In the end, it is the truth that frees Elsa from her fear; and learning to love herself and accept the love of her sister lets her finally control her powers, live happily among her loved ones, and be a good Queen to her people.

Elsa’s story has warmed many a queer heart, but it must be noted that the speculation on her sexuality, at this point, is driven more by fan hopes rather than any intention or hints from her creators. Addressing the issue, Jennifer Lee and Idina Menzel have each expressed how happy they are that people are connecting with Elsa on different levels, and finding meaning in her message of self-acceptance. The rest of the Disney team merely suggests that in any continuation of Elsa’s story, they will follow wherever she leads them. In other words, they will serve the character, not popular opinion (neither the calls to “make” her gay nor the horrified backlash demanding she “be” straight). Fair enough.

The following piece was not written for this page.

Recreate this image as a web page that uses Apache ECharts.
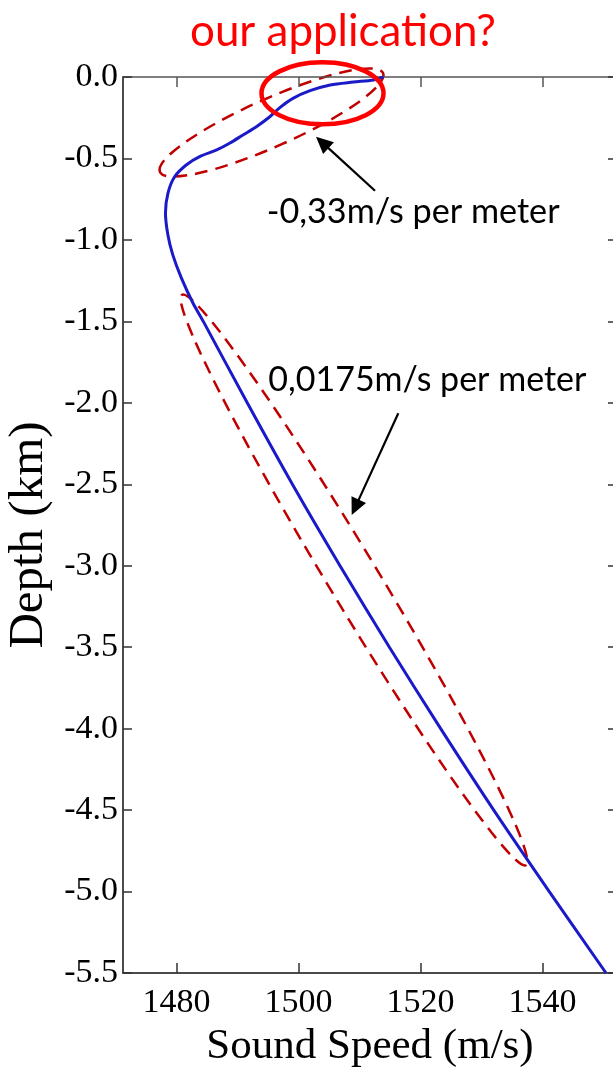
<!DOCTYPE html>
<html>
<head>
<meta charset="utf-8">
<script src="https://cdn.jsdelivr.net/npm/echarts@6/dist/echarts.min.js"></script>
<style>
html,body{margin:0;padding:0;background:#fff;}
#c{width:613px;height:1068px;}
</style>
</head>
<body>
<div id="c"></div>
<script>
// ---- data ----
const depthKm = [0, -0.018, -0.031, -0.049, -0.084, -0.131, -0.186, -0.244, -0.305, -0.356,
  -0.407, -0.448, -0.489, -0.540, -0.612, -0.714, -0.835, -0.970, -1.092, -1.233,
  -1.387, -1.5, -2.0, -2.5, -3.0, -3.5, -4.0, -4.5, -5.0, -5.5];
const soundSpeed = [1513.9, 1512.3, 1509.0, 1505.2, 1501.9, 1499.1, 1497.0, 1495.3, 1493.1, 1490.9,
  1488.7, 1486.6, 1483.8, 1481.6, 1479.7, 1478.6, 1478.2, 1478.6, 1479.4, 1480.8,
  1482.7, 1484.4, 1491.6, 1499.0, 1506.8, 1514.9, 1523.3, 1532.0, 1541.1, 1550.4];
const speedTicks = [1480, 1500, 1520, 1540];
const depthMin = -5.5, depthMax = 0, depthStep = 0.5;
const speedMin = 1471.24, speedMax = 1552.2;

const titleText = 'our application?';
const note1 = '-0,33m/s per meter';
const note2 = '0,0175m/s per meter';
const xName = 'Sound Speed (m/s)';
const yName = 'Depth (km)';

// ---- build ----
const points = depthKm.map((d, i) => [soundSpeed[i], d]);
const serif = '"Liberation Serif", "Times New Roman", serif';
const sans = 'Lato, "Open Sans", sans-serif';

function measure(text, font) {
  const ctx = document.createElement('canvas').getContext('2d');
  ctx.font = font;
  return ctx.measureText(text).width;
}
function fitSize(text, family, width) {
  return 100 * width / measure(text, '100px ' + family);
}

function arrow(x1, y1, x2, y2) {
  const dx = x2 - x1, dy = y2 - y1, L = Math.hypot(dx, dy);
  const ux = dx / L, uy = dy / L, hl = 17, hw = 8;
  const bx = x2 - ux * hl, by = y2 - uy * hl;
  return [
    {type: 'line', shape: {x1: x1, y1: y1, x2: bx + ux * 2, y2: by + uy * 2},
     style: {stroke: '#000', lineWidth: 2.2}},
    {type: 'polygon', shape: {points: [[x2, y2], [bx - uy * hw, by + ux * hw], [bx + uy * hw, by - ux * hw]]},
     style: {fill: '#000'}}
  ];
}

const axisColor = '#111';
const chart = echarts.init(document.getElementById('c'), null, {renderer: 'canvas'});

const tFs = 45;
const tFont = tFs + 'px ' + sans;
const tScale = 306 / measure(titleText, tFont);
const n1Fs = fitSize(note1, sans, 293);
const n2Fs = fitSize(note2, sans, 318);

const graphics = [
  {type: 'text', x: 190, y: 31.5, scaleX: tScale, originX: 0, originY: 0,
   style: {text: titleText, x: 0, y: 0, font: tFont, fill: '#ff0000', textAlign: 'left', textVerticalAlign: 'middle'}},
  {type: 'text', x: 266.7, y: 212, style: {text: note1, font: n1Fs.toFixed(1) + 'px ' + sans, fill: '#000', textAlign: 'left', textVerticalAlign: 'middle'}},
  {type: 'text', x: 268.3, y: 380, style: {text: note2, font: n2Fs.toFixed(1) + 'px ' + sans, fill: '#000', textAlign: 'left', textVerticalAlign: 'middle'}},
  {type: 'ellipse', x: 271.5, y: 122.5, rotation: 0.417, shape: {cx: 0, cy: 0, rx: 122, ry: 24},
   style: {fill: null, stroke: '#c00000', lineWidth: 2.5, lineDash: [13, 8]}},
  {type: 'ellipse', x: 354, y: 580, rotation: -1.028, shape: {cx: 0, cy: 0, rx: 333, ry: 25},
   style: {fill: null, stroke: '#c00000', lineWidth: 2.5, lineDash: [13, 8]}},
  {type: 'ellipse', x: 322.5, y: 93.3, shape: {cx: 0, cy: 0, rx: 61, ry: 31},
   style: {fill: null, stroke: '#ff0000', lineWidth: 4.5}, z: 100}
].concat(arrow(375, 190.7, 316, 136.7), arrow(398.3, 413.3, 351.7, 515));

const option = {
  animation: false,
  backgroundColor: '#fff',
  grid: {left: 123, top: 77, width: 494, height: 896, containLabel: false, outerBoundsMode: 'none'},
  xAxis: [
    {
      type: 'value', position: 'bottom', min: speedMin, max: speedMax,
      name: xName, nameLocation: 'middle', nameGap: 72,
      nameTextStyle: {fontFamily: serif, fontSize: 43, color: '#000', verticalAlign: 'middle'},
      axisLine: {show: true, onZero: false, lineStyle: {color: axisColor, width: 1.5}},
      axisTick: {show: true, inside: true, length: 10, customValues: speedTicks, lineStyle: {color: '#333', width: 1.5}},
      axisLabel: {customValues: speedTicks, fontFamily: serif, fontSize: 34, color: '#000', margin: 13,
                  formatter: v => String(Math.round(v))},
      splitLine: {show: false}
    },
    {
      type: 'value', position: 'top', min: speedMin, max: speedMax,
      axisLine: {show: true, onZero: false, lineStyle: {color: '#555', width: 1.5}},
      axisTick: {show: true, inside: true, length: 10, customValues: speedTicks, lineStyle: {color: '#555', width: 1.5}},
      axisLabel: {show: false},
      splitLine: {show: false}
    }
  ],
  yAxis: [
    {
      type: 'value', position: 'left', min: depthMin, max: depthMax, interval: depthStep,
      name: yName, nameLocation: 'middle', nameGap: 90, nameRotate: 90,
      nameTextStyle: {fontFamily: serif, fontSize: 49, color: '#000', verticalAlign: 'middle', padding: [0, 20, 0, 0]},
      axisLine: {show: true, onZero: false, lineStyle: {color: axisColor, width: 1.5}},
      axisTick: {show: true, inside: true, length: 9, lineStyle: {color: '#333', width: 1.5}},
      axisLabel: {fontFamily: serif, fontSize: 34, color: '#000', margin: 5, formatter: v => v.toFixed(1)},
      splitLine: {show: false}
    },
    {
      type: 'value', position: 'right', min: depthMin, max: depthMax, interval: depthStep,
      axisLine: {show: true, onZero: false, lineStyle: {color: axisColor, width: 1.5}},
      axisTick: {show: true, inside: true, length: 9, lineStyle: {color: '#333', width: 1.5}},
      axisLabel: {show: false},
      splitLine: {show: false}
    }
  ],
  series: [{
    type: 'line', xAxisIndex: 0, yAxisIndex: 0, data: points,
    smooth: 0.3, showSymbol: false, symbol: 'none',
    lineStyle: {color: '#1a1ac8', width: 3}
  }],
  graphic: graphics
};
chart.setOption(option);
</script>
</body>
</html>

So, where are we now? As of this writing, Elsa’s canonical orientation is still as perfectly blank as a field of freshly fallen snow. Without spoiling anything, it can be said that she remains decidedly single, with no love interest (and seemingly no interest in one) throughout “Frozen II.” Hmmmm.

Just as Anderson’s mysterious Snow Queen captured readers’ imaginations 175 years ago, so her fictional descendant continues to fascinate audiences today. Elsa’s story will continue in viewers’ imaginations, in fanfiction, and perhaps even in another Disney offering. People will continue to see themselves in her vulnerability and in her strength. Wherever her path may lead, and with whomever she may walk it, Elsa will remain endearing, inspiring, and yes, enigmatic.